For my first few years as a “litigation consultant,” we worked on a number of local D.C. cases.  We won a wrongful death suit against the city–the deceased, an FBI agent shot by a man who wasn’t “wanded,” searched, or asked to walk through the metal detectors that were situated at the government building doorways where the female agent worked.  We also forced the Washington D.C. Metropolitan Area Transit Authority to repair a large number of poor people’s houses they had severely damaged while constructing three new subway stations in a low income neighborhood.  This situation had as much to do with community organizing (another part of my background from when I lived in Chicago) as it did with legal pressure and negotiations.

But the most poignant circumstance during those early years came when one of Ron’s closest friends’ son died in the passenger seat of a recklessly speeding car driven by his girlfriend who survived.  Initially the parents were intent on a wrongful death lawsuit, but Ron understood they were really looking for emotional closure rather than money.  We asked if they’d be willing to sit down with the other family and try to talk things out.  Eventually they agreed, but the presiding judge initially refused to let me handle the mediation since I had no standing with the court. Ron fought (furiously, as he usually does) pointing out my background as a therapist and someone who had mediated a fair number of divorces.  Finally the judge relented since, by then, both families wanted me to facilitate.

Which turned out to be a very long, sad, painful eight hours.  Hours where the anguish of losing a child, guilt about responsibility, rage, rationality, all had a turn at the podium.  I’m grateful to be able to say that when the day was finished, closure had begun to finally take place, and the lawsuit was dropped.  It was gratifying to watch family members holding hands on their way back to their cars.  To top it off, the judge apologized to me for his original stubbornness and said he wished he knew about me a few months earlier when his niece had died in a similar situation.  His family members were still going at it, long past the point mediation could even be suggested.
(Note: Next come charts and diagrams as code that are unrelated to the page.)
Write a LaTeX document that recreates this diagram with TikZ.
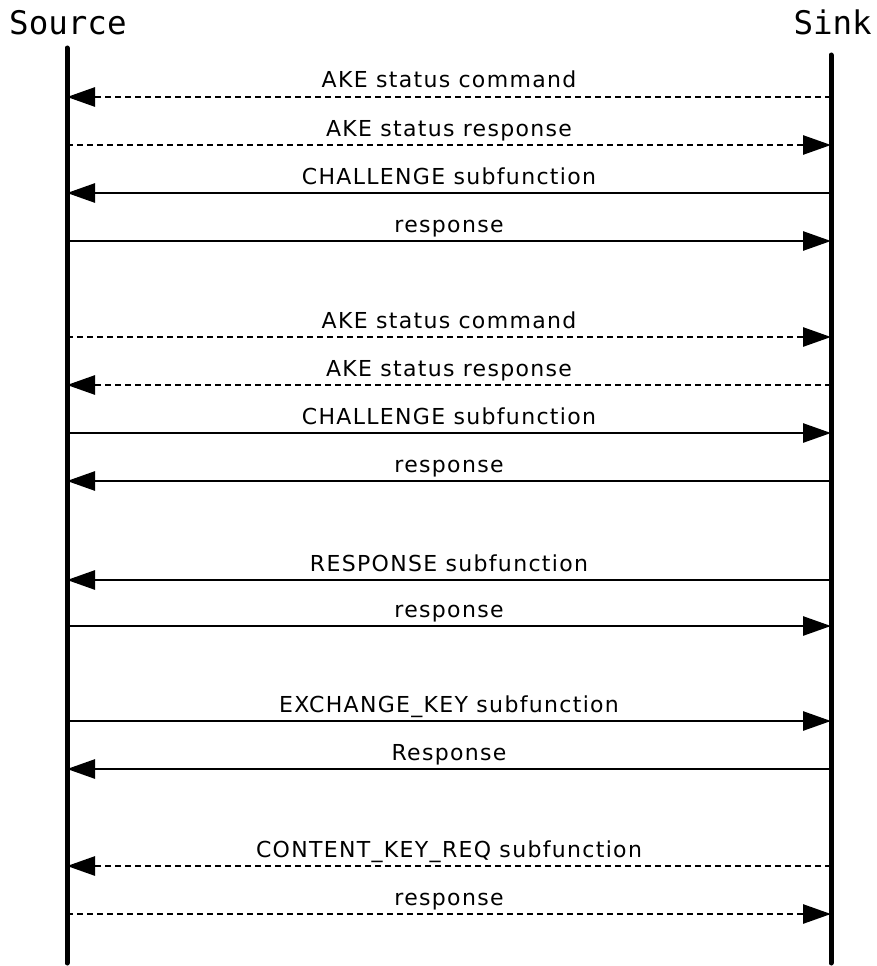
\documentclass[tikz,border=0pt]{standalone}
\usepackage{fontspec}
\usetikzlibrary{arrows.meta}
\newfontfamily\lblfont[LetterSpace=6]{DejaVu Sans}
\newfontfamily\headfont{DejaVu Sans Mono}

\tikzset{
  lifeline/.style={line width=5pt,line cap=round},
  msg/.style={line width=2.7pt,-{Triangle[length=28pt,width=19pt]}},
  msgdash/.style={msg,dash pattern=on 6pt off 4pt},
  lbl/.style={anchor=base,yshift=9pt,inner sep=0pt,font=\lblfont\fontsize{22}{26}\selectfont},
  head/.style={inner sep=0pt,font=\headfont\fontsize{32.5}{38}\selectfont}
}

\begin{document}
\begin{tikzpicture}[x=1pt,y=-1pt]
  \useasboundingbox (0,0) rectangle (876,966);

  %% headers and lifelines
  \node (src) at (9,35) [head,anchor=base west] {Source};
  \node (snk) at (872,35) [head,anchor=base east] {Sink};
  \coordinate (srcTop) at (67,48);
  \coordinate (srcBot) at (67,963);
  \coordinate (snkTop) at (831,55);
  \coordinate (snkBot) at (831,963);
  \draw[lifeline] (srcTop) -- (srcBot);
  \draw[lifeline] (snkTop) -- (snkBot);

  %% message end points
  \coordinate (s01) at (67,97);   \coordinate (k01) at (831,97);
  \coordinate (s02) at (67,145);  \coordinate (k02) at (831,145);
  \coordinate (s03) at (67,193);  \coordinate (k03) at (831,193);
  \coordinate (s04) at (67,241);  \coordinate (k04) at (831,241);
  \coordinate (s05) at (67,337);  \coordinate (k05) at (831,337);
  \coordinate (s06) at (67,385);  \coordinate (k06) at (831,385);
  \coordinate (s07) at (67,433);  \coordinate (k07) at (831,433);
  \coordinate (s08) at (67,481);  \coordinate (k08) at (831,481);
  \coordinate (s09) at (67,580);  \coordinate (k09) at (831,580);
  \coordinate (s10) at (67,626);  \coordinate (k10) at (831,626);
  \coordinate (s11) at (67,721);  \coordinate (k11) at (831,721);
  \coordinate (s12) at (67,769);  \coordinate (k12) at (831,769);
  \coordinate (s13) at (67,866);  \coordinate (k13) at (831,866);
  \coordinate (s14) at (67,914);  \coordinate (k14) at (831,914);

  %% first exchange
  \draw[msgdash] (k01) -- node[lbl] {AKE status command} (s01);
  \draw[msgdash] (s02) -- node[lbl] {AKE status response} (k02);
  \draw[msg] (k03) -- node[lbl] {CHALLENGE subfunction} (s03);
  \draw[msg] (s04) -- node[lbl] {response} (k04);

  %% second exchange
  \draw[msgdash] (s05) -- node[lbl] {AKE status command} (k05);
  \draw[msgdash] (k06) -- node[lbl] {AKE status response} (s06);
  \draw[msg] (s07) -- node[lbl] {CHALLENGE subfunction} (k07);
  \draw[msg] (k08) -- node[lbl] {response} (s08);

  %% response
  \draw[msg] (k09) -- node[lbl] {RESPONSE subfunction} (s09);
  \draw[msg] (s10) -- node[lbl] {response} (k10);

  %% key exchange
  \draw[msg] (s11) -- node[lbl] {EXCHANGE\_KEY subfunction} (k11);
  \draw[msg] (k12) -- node[lbl] {Response} (s12);

  %% content key
  \draw[msgdash] (k13) -- node[lbl] {CONTENT\_KEY\_REQ subfunction} (s13);
  \draw[msgdash] (s14) -- node[lbl] {response} (k14);

\end{tikzpicture}
\end{document}
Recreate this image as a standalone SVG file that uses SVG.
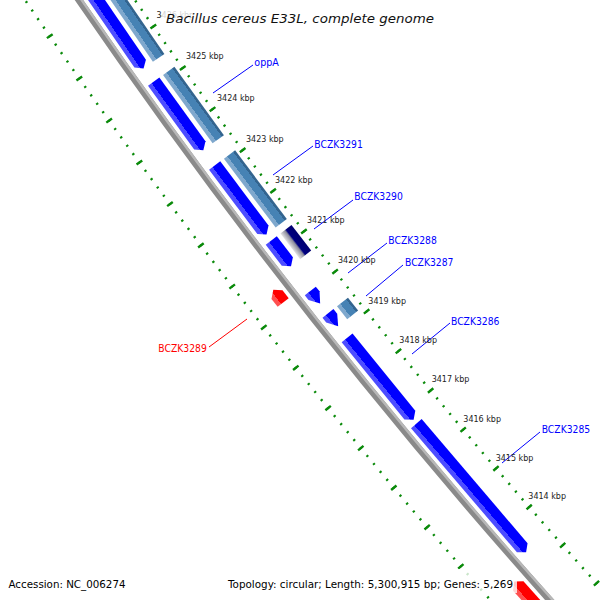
<svg xmlns="http://www.w3.org/2000/svg" width="600" height="600" viewBox="0 0 600 600">
<defs>
<style>
.ru{fill:none;stroke:#0a8a0a}
.bb{fill:none}
.kbp{font-family:"DejaVu Sans",sans-serif;font-size:8px;fill:#222}
.lab{font-family:"DejaVu Sans",sans-serif;font-size:10.5px}
.lb{fill:#0000ff}
.lr{fill:#ff0000}
.cb{stroke:#0000ff;stroke-width:1}
.cr{stroke:#ff0000;stroke-width:1}
.ft{font-family:"DejaVu Sans",sans-serif;font-size:11px;fill:#000}
.ttl{font-family:"DejaVu Sans",sans-serif;font-size:13px;font-style:italic;fill:#111}
.fb{fill:url(#gB)}
.fs{fill:url(#gS)}
.fr{fill:url(#gR)}
.fn{fill:url(#gN)}
</style>
<linearGradient id="gB" x1="0" y1="0" x2="1" y2="0">
<stop offset="0" stop-color="#0000ff"/><stop offset="0.68" stop-color="#0000ff"/><stop offset="0.68" stop-color="#4d4dff"/><stop offset="1" stop-color="#4d4dff"/>
</linearGradient>
<linearGradient id="gS" x1="0" y1="0" x2="1" y2="0">
<stop offset="0" stop-color="#33648f"/><stop offset="0.18" stop-color="#33648f"/><stop offset="0.18" stop-color="#4682b4"/><stop offset="0.7" stop-color="#4682b4"/><stop offset="0.7" stop-color="#7fa8cd"/><stop offset="1" stop-color="#7fa8cd"/>
</linearGradient>
<linearGradient id="gR" x1="0" y1="0" x2="1" y2="0">
<stop offset="0" stop-color="#ff0000"/><stop offset="0.68" stop-color="#ff0000"/><stop offset="0.68" stop-color="#ff5050"/><stop offset="1" stop-color="#ff5050"/>
</linearGradient>
<linearGradient id="gN" x1="0" y1="0" x2="1" y2="0">
<stop offset="0" stop-color="#000070"/><stop offset="0.5" stop-color="#000080"/><stop offset="0.62" stop-color="#8c8c9c"/><stop offset="1" stop-color="#e4e4e4"/>
</linearGradient>
</defs>
<rect width="600" height="600" fill="#ffffff"/>
<g transform="translate(5036.9 -3405.7)">
<g id="rulers" transform="rotate(141.7271)">
<path class="ru" d="M5949.455,-482.645 A5969,5969 0 0 1 5949.455,482.645" stroke-width="2.5" stroke-dasharray="2 8.17201" stroke-dashoffset="1"/>
<path class="ru" d="M5949.455,-482.645 A5969,5969 0 0 1 5949.455,482.645" stroke-width="7" stroke-dasharray="2.4 48.46005" stroke-dashoffset="1.2"/>
<path class="ru" d="M6039.659,-489.963 A6059.5,6059.5 0 0 1 6039.659,489.963" stroke-width="2.5" stroke-dasharray="2 8.32624" stroke-dashoffset="1"/>
<path class="ru" d="M6039.659,-489.963 A6059.5,6059.5 0 0 1 6039.659,489.963" stroke-width="7" stroke-dasharray="2.4 49.2312" stroke-dashoffset="1.2"/>
</g>
<g id="backbone" transform="rotate(141.7271)">
<path class="bb" d="M5995.304,-486.364 A6015,6015 0 0 1 5995.304,486.364" stroke="#8a8a8a" stroke-width="7"/>
<path class="bb" d="M5993.062,-486.182 A6012.75,6012.75 0 0 1 5993.062,486.182" stroke="#b8b8b8" stroke-width="2.5"/>
</g>
<g id="features">
<g id="gene-a" transform="rotate(145.5625) translate(6000.5 0)"><polygon class="fb" points="-7,98.19 7,98.19 7,-92.19 0,-98.19 -7,-92.19"/></g>
<g id="gene-a-cog" transform="rotate(145.5625) translate(5982 0)"><rect class="fs" x="-7" y="-97.88" width="14" height="195.76"/></g>
<g id="oppA" transform="rotate(144.063) translate(6000.5 0)"><polygon class="fb" points="-7,42.31 7,42.31 7,-36.31 0,-42.31 -7,-36.31"/></g>
<g id="oppA-cog" transform="rotate(144.063) translate(5982 0)"><rect class="fs" x="-7" y="-42.18" width="14" height="84.36"/></g>
<g id="BCZK3291" transform="rotate(143.065) translate(6000.5 0)"><polygon class="fb" points="-7,43.15 7,43.15 7,-37.15 0,-43.15 -7,-37.15"/></g>
<g id="BCZK3291-cog" transform="rotate(143.065) translate(5982 0)"><rect class="fs" x="-7" y="-43.02" width="14" height="86.04"/></g>
<g id="BCZK3290" transform="rotate(142.4255) translate(6000.5 0)"><polygon class="fb" points="-7,16.18 7,16.18 7,-10.18 0,-16.18 -7,-10.18"/></g>
<g id="BCZK3290-cog" transform="rotate(142.4255) translate(5982 0)"><rect class="fn" x="-7" y="-16.13" width="14" height="32.26"/></g>
<g id="BCZK3289" transform="rotate(142.1197) translate(6029 0)"><polygon class="fr" points="-7,-8.04 7,-8.04 7,2.04 0,8.04 -7,2.04"/></g>
<g id="BCZK3288" transform="rotate(141.89475) translate(6000.5 0)"><polygon class="fb" points="-7,7.99 7,7.99 7,1.99 0,-7.99 -7,1.99"/></g>
<g id="BCZK3287" transform="rotate(141.6195) translate(6000.5 0)"><polygon class="fb" points="-7,8.22 7,8.22 7,2.22 0,-8.22 -7,2.22"/></g>
<g id="BCZK3287-cog" transform="rotate(141.6195) translate(5982 0)"><rect class="fs" x="-7" y="-8.2" width="14" height="16.4"/></g>
<g id="BCZK3286" transform="rotate(140.89805) translate(6000.5 0)"><polygon class="fb" points="-7,52.75 7,52.75 7,-46.75 0,-52.75 -7,-46.75"/></g>
<g id="BCZK3285" transform="rotate(139.542) translate(6000.5 0)"><polygon class="fb" points="-7,84.58 7,84.58 7,-78.58 0,-84.58 -7,-78.58"/></g>
<g id="gene-b" transform="rotate(138) translate(6029 0)"><polygon class="fr" points="-7,-63.14 7,-63.14 7,57.14 0,63.14 -7,57.14"/></g>
</g>
</g>
<g id="connectors">
<line class="cb" x1="213" y1="93" x2="253" y2="65"/>
<line class="cb" x1="273" y1="175" x2="313" y2="146"/>
<line class="cb" x1="314" y1="229" x2="353" y2="200"/>
<line class="cb" x1="348" y1="273" x2="387" y2="243"/>
<line class="cb" x1="366" y1="296" x2="403" y2="265"/>
<line class="cb" x1="412" y1="354" x2="450" y2="323"/>
<line class="cb" x1="502" y1="463" x2="540" y2="432"/>
<line class="cr" x1="247" y1="319" x2="209" y2="347"/>
</g>
<g id="ruler-labels">
<text class="kbp" x="156.5" y="18">3426 kbp</text>
<text class="kbp" x="186" y="59">3425 kbp</text>
<text class="kbp" x="217" y="100.5">3424 kbp</text>
<text class="kbp" x="246" y="141.5">3423 kbp</text>
<text class="kbp" x="275" y="182.5">3422 kbp</text>
<text class="kbp" x="307" y="223">3421 kbp</text>
<text class="kbp" x="338" y="263">3420 kbp</text>
<text class="kbp" x="368.3" y="303.5">3419 kbp</text>
<text class="kbp" x="399.3" y="342.5">3418 kbp</text>
<text class="kbp" x="431.7" y="382">3417 kbp</text>
<text class="kbp" x="463.3" y="421.5">3416 kbp</text>
<text class="kbp" x="495.7" y="460.5">3415 kbp</text>
<text class="kbp" x="528.3" y="498.5">3414 kbp</text>
</g>
<g id="feature-labels">
<text class="lab lb" x="254.3" y="65.5" textLength="24.5" lengthAdjust="spacingAndGlyphs">oppA</text>
<text class="lab lb" x="314.3" y="147.7" textLength="48.5" lengthAdjust="spacingAndGlyphs">BCZK3291</text>
<text class="lab lb" x="354.3" y="200.2" textLength="48.5" lengthAdjust="spacingAndGlyphs">BCZK3290</text>
<text class="lab lb" x="388.3" y="244" textLength="48.5" lengthAdjust="spacingAndGlyphs">BCZK3288</text>
<text class="lab lb" x="405" y="266" textLength="48.5" lengthAdjust="spacingAndGlyphs">BCZK3287</text>
<text class="lab lb" x="451" y="324.5" textLength="48.5" lengthAdjust="spacingAndGlyphs">BCZK3286</text>
<text class="lab lb" x="541.7" y="433" textLength="48.5" lengthAdjust="spacingAndGlyphs">BCZK3285</text>
<text class="lab lr" x="158.3" y="352" textLength="48.5" lengthAdjust="spacingAndGlyphs">BCZK3289</text>
</g>
<g id="title">
<rect x="162" y="5" width="276" height="24" fill="#ffffff" fill-opacity="0.8"/>
<text class="ttl" x="166" y="23" textLength="268" lengthAdjust="spacingAndGlyphs">Bacillus cereus E33L, complete genome</text>
</g>
<g id="footer">
<rect x="224" y="569" width="293" height="24" fill="#ffffff" fill-opacity="0.78"/>
<text class="ft" x="8.5" y="587.5" textLength="117" lengthAdjust="spacingAndGlyphs">Accession: NC_006274</text>
<text class="ft" x="228" y="587.5" textLength="285" lengthAdjust="spacingAndGlyphs">Topology: circular; Length: 5,300,915 bp; Genes: 5,269</text>
</g>
</svg>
Somewhere around that time I realized I could put all my prior professional skills to work.  I’d had extensive training leading different type groups so I studied and began running focus groups for particular cases.  I also recognized that jurors anticipated participating in trials that were like what they saw on television.  Clear, everybody testifying in sequential order, the judge acting as a kindly father figure to whom they could turn for answers–most of which does not happen at a real civil trial.  But more importantly, jurors expected stories—and the classic story arc they have seen in movies and on television.

Well, I was a pretty good storyteller and began working not only with Ron’s firm, but other lawyers whose ethics I respected.  I began to teach how to structure cases in ways that not only told a story, but told it in a manner that allowed for normal trial disruptions and recesses.  Hell, I even had lawyers read books on how to write screenplays.

Frankly, it was a gas to fuse my previous careers and use them to further that which I believed in.  But even as I enjoyed the work, the good we were sometimes able to do, the relationships with both lawyers and clients, the unusual experiences (I spent six weeks investigating the Oklahoma City bombing one summer), I still missed the arts.  Which was why I began to learn to play the saxophone.  And now, at this juncture of my life, it’s close to time to move on again.

And this time the change is coming without the couch and the depression that came with it.

In today’s world I have the opportunity to control my books from the ground up and I intend to try.  I won’t completely leave my law work behind—I’ll always love running focus groups and helping prep people who are fighting the good fight–but my focus is turning toward writing.

But this time I’ll take my professional past along with me.  You can bet your ass that the coined concept, “litigation consultation” appears as a new expression, and that my work with Ron will somehow be woven into my new novels.